GOAL. Identify each line below that contains the word "matplotlib", and copy it out.

GIVEN ENTRIES.
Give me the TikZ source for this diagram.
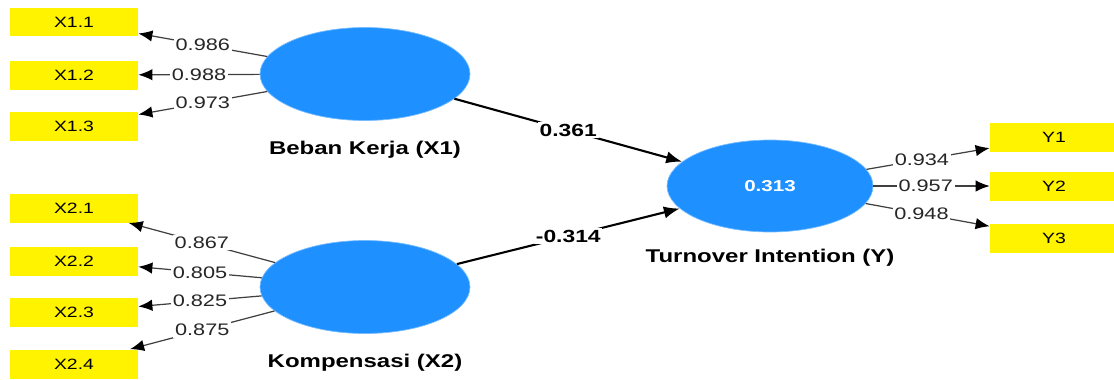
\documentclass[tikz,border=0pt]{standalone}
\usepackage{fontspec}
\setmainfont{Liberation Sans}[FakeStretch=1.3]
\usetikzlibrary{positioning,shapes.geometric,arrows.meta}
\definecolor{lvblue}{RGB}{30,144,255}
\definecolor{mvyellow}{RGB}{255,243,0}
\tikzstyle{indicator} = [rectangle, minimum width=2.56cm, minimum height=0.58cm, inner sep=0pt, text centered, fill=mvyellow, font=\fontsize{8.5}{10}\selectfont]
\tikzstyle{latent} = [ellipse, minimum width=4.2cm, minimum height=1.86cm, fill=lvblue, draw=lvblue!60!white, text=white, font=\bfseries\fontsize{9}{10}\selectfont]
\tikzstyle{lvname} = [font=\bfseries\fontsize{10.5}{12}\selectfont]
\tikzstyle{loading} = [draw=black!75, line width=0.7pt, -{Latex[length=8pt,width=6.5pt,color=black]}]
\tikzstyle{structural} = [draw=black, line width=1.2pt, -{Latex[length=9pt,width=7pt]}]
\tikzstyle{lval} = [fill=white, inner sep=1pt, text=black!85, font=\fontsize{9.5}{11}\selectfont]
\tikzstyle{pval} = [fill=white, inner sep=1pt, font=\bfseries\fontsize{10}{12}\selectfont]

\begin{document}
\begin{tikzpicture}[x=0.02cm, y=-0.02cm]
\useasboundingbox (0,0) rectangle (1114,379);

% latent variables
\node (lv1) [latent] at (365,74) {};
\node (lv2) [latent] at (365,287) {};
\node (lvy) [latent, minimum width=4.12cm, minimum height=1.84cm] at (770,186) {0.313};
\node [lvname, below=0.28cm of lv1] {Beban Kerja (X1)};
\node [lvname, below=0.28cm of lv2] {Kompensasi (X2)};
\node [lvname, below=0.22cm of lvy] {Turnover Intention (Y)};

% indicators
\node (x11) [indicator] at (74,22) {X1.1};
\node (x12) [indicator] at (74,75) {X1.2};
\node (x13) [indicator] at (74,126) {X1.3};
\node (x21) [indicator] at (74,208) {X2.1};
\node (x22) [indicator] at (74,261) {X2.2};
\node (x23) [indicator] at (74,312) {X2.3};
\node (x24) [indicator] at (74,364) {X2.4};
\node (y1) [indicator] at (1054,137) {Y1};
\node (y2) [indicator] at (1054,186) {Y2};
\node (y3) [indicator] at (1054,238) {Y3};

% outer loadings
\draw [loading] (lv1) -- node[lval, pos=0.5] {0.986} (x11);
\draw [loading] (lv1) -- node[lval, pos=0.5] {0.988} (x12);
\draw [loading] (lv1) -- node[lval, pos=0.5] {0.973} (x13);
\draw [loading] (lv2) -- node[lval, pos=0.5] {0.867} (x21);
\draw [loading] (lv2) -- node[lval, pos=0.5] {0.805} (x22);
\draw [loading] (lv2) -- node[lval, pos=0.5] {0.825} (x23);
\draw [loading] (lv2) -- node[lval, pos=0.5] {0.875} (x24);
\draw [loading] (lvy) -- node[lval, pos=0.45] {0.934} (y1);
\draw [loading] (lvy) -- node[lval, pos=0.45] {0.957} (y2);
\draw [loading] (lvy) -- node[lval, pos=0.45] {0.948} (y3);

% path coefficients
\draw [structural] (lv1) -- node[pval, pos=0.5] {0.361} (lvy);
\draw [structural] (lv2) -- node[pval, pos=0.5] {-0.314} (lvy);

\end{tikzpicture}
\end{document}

==

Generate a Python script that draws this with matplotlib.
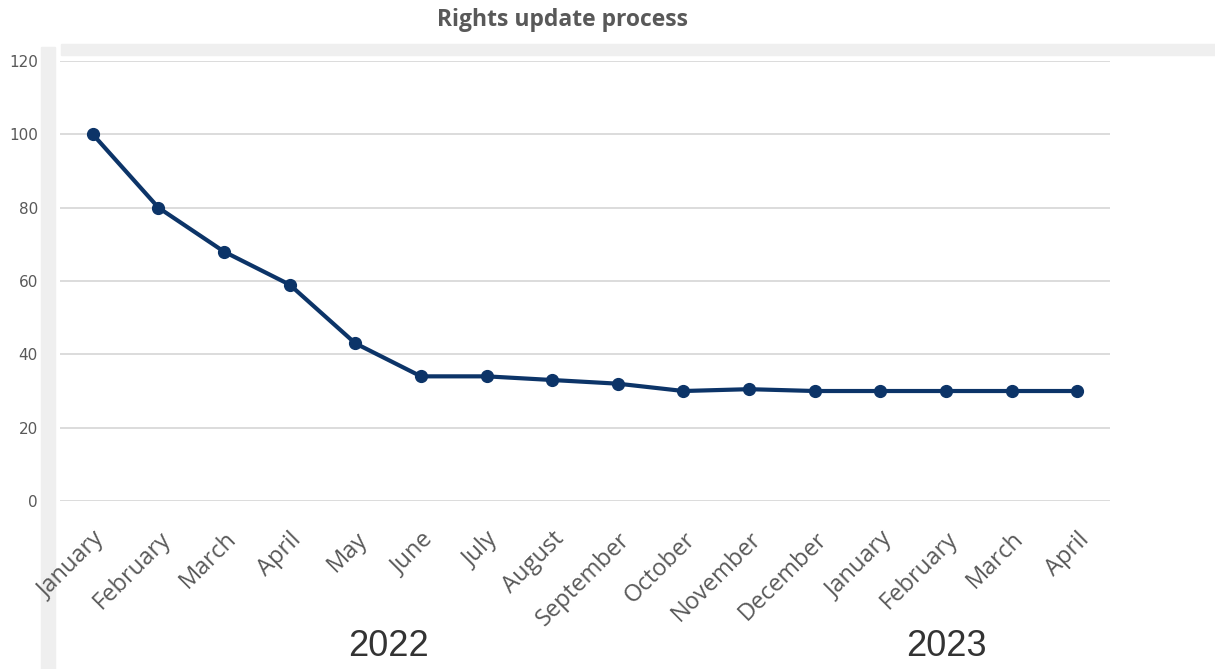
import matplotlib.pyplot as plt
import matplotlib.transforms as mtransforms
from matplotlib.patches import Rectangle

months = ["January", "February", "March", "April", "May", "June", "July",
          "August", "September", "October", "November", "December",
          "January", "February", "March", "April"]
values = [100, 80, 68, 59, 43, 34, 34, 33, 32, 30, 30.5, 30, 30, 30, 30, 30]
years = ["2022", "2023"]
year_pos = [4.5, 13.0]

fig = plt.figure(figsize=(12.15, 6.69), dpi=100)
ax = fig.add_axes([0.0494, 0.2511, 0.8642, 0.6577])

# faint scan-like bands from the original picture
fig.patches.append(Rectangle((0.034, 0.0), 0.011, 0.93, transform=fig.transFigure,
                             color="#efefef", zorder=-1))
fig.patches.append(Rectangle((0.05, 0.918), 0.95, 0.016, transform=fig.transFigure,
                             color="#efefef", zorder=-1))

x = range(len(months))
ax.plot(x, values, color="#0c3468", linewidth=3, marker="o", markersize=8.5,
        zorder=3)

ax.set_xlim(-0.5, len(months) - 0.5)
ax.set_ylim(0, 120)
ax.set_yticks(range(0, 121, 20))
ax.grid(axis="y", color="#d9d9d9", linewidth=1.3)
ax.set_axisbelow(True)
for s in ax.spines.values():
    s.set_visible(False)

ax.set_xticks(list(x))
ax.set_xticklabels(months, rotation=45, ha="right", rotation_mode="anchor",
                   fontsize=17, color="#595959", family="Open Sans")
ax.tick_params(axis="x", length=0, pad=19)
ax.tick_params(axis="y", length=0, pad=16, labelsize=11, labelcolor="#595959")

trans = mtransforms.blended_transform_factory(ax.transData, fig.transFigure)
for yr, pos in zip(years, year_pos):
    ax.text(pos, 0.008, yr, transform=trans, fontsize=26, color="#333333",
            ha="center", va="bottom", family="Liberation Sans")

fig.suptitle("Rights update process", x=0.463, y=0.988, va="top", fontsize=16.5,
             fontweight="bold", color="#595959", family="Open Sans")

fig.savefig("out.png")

...

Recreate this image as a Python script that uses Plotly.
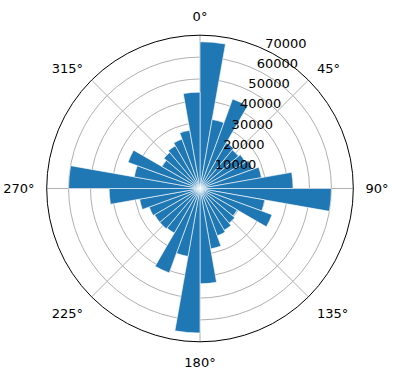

WRITTEN SOLUTION.
Generate a Python script that draws this with matplotlib.
import matplotlib.pyplot as plt
import matplotlib.transforms as mtransforms
from matplotlib.patches import Rectangle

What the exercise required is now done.